What to work on — Copy, from the entries below, each line in which the string "with" appears.

Exercise input —

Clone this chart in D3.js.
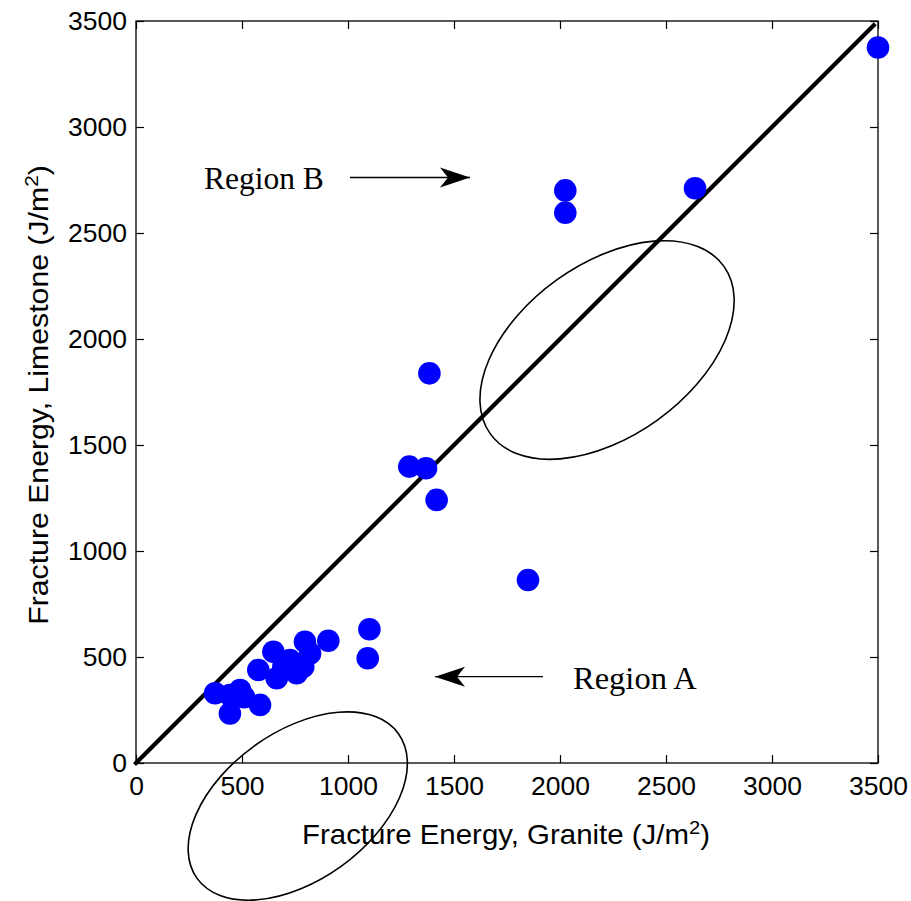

* * *

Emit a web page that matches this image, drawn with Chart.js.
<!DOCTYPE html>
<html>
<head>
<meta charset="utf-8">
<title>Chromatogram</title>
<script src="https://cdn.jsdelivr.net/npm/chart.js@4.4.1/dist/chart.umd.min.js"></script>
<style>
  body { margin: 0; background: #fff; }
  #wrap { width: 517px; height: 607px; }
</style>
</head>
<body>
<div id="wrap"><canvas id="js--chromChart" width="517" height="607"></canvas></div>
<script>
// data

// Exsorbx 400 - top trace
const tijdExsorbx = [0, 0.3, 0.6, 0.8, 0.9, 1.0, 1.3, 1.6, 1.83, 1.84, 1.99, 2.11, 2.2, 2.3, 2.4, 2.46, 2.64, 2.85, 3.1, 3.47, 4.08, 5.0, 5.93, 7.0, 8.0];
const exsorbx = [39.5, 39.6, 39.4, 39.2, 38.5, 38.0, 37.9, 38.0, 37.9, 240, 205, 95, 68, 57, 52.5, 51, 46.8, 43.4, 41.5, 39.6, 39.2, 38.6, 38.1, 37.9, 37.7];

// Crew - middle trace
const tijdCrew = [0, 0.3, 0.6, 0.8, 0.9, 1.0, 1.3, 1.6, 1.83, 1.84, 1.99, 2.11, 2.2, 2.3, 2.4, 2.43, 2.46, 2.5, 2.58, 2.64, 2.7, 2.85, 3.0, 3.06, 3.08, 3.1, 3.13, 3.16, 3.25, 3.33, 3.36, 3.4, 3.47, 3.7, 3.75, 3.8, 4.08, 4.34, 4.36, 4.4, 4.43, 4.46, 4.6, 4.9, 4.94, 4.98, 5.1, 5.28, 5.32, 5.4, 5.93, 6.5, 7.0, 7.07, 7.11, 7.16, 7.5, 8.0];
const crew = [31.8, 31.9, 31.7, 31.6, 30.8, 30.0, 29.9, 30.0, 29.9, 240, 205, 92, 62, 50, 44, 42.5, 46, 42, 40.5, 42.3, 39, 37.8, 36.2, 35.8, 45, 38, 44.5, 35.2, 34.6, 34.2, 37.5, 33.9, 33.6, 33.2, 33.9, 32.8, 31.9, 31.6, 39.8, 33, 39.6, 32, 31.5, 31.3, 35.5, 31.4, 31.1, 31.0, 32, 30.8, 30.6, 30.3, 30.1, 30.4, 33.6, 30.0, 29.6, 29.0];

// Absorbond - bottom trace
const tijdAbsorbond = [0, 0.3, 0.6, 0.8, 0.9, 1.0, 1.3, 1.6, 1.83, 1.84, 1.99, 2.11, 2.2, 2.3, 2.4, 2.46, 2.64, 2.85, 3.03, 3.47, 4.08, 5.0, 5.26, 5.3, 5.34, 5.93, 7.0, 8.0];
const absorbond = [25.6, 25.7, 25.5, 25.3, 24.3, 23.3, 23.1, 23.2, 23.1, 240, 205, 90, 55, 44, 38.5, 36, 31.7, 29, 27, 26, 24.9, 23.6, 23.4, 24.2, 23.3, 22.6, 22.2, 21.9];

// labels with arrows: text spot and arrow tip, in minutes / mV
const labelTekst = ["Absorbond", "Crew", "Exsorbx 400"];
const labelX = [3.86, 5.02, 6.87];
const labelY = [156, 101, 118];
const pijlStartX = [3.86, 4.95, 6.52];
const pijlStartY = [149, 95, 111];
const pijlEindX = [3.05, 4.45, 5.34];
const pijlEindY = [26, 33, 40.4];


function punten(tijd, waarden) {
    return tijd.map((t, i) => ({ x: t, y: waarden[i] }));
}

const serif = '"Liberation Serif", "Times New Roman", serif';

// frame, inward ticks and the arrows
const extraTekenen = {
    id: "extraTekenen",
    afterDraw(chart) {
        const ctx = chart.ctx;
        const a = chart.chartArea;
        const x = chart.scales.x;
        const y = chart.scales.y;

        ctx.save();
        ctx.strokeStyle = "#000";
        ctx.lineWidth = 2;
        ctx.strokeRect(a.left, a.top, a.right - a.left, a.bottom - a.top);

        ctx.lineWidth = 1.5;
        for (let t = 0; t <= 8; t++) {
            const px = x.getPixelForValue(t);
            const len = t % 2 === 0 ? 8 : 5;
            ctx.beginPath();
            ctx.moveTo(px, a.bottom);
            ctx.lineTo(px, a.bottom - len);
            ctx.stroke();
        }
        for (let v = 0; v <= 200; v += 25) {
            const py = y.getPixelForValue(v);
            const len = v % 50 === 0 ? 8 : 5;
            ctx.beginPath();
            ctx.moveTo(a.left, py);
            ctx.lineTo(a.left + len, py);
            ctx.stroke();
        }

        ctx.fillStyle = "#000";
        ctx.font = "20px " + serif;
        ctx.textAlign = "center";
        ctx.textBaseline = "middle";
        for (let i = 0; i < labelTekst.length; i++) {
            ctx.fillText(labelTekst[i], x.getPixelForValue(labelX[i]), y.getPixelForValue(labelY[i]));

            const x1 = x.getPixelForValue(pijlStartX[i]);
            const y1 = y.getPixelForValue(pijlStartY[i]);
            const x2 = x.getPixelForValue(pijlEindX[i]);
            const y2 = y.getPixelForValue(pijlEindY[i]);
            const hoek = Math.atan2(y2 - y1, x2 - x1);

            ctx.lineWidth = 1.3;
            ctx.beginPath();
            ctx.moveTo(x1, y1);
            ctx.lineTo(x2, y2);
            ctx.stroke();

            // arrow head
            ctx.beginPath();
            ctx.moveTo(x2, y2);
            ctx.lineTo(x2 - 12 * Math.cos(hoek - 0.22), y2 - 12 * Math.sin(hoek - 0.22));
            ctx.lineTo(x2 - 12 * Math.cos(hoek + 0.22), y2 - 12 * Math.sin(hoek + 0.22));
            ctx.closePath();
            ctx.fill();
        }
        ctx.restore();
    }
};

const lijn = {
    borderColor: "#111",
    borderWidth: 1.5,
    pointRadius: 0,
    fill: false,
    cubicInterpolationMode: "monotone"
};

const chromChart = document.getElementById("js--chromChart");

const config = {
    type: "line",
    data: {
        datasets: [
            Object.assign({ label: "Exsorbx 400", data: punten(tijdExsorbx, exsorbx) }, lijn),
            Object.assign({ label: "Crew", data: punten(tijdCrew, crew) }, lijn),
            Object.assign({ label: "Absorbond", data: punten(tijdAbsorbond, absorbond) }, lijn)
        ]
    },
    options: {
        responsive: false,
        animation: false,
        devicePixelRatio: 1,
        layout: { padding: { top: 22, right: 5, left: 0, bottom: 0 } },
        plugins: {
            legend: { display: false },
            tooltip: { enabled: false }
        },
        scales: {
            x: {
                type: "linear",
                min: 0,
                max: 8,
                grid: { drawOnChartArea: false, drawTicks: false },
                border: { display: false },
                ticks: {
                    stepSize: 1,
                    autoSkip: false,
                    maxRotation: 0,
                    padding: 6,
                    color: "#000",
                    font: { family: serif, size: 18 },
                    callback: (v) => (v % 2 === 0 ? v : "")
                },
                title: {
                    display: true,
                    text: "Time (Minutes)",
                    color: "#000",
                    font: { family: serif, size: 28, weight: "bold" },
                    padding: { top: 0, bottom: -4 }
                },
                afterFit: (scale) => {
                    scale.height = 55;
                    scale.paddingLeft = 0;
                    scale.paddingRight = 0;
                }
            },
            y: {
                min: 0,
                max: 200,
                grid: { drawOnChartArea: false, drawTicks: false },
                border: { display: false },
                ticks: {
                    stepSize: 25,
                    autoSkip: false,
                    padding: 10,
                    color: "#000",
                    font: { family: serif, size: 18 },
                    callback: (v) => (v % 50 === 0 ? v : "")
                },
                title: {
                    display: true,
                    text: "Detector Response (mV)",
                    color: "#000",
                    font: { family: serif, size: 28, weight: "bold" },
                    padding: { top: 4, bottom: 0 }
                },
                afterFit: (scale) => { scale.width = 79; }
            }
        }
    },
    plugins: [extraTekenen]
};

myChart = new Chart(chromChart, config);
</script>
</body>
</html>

Solution —
Emit a web page that matches this image, drawn with Chart.js.
// labels with arrows: text spot and arrow tip, in minutes / mV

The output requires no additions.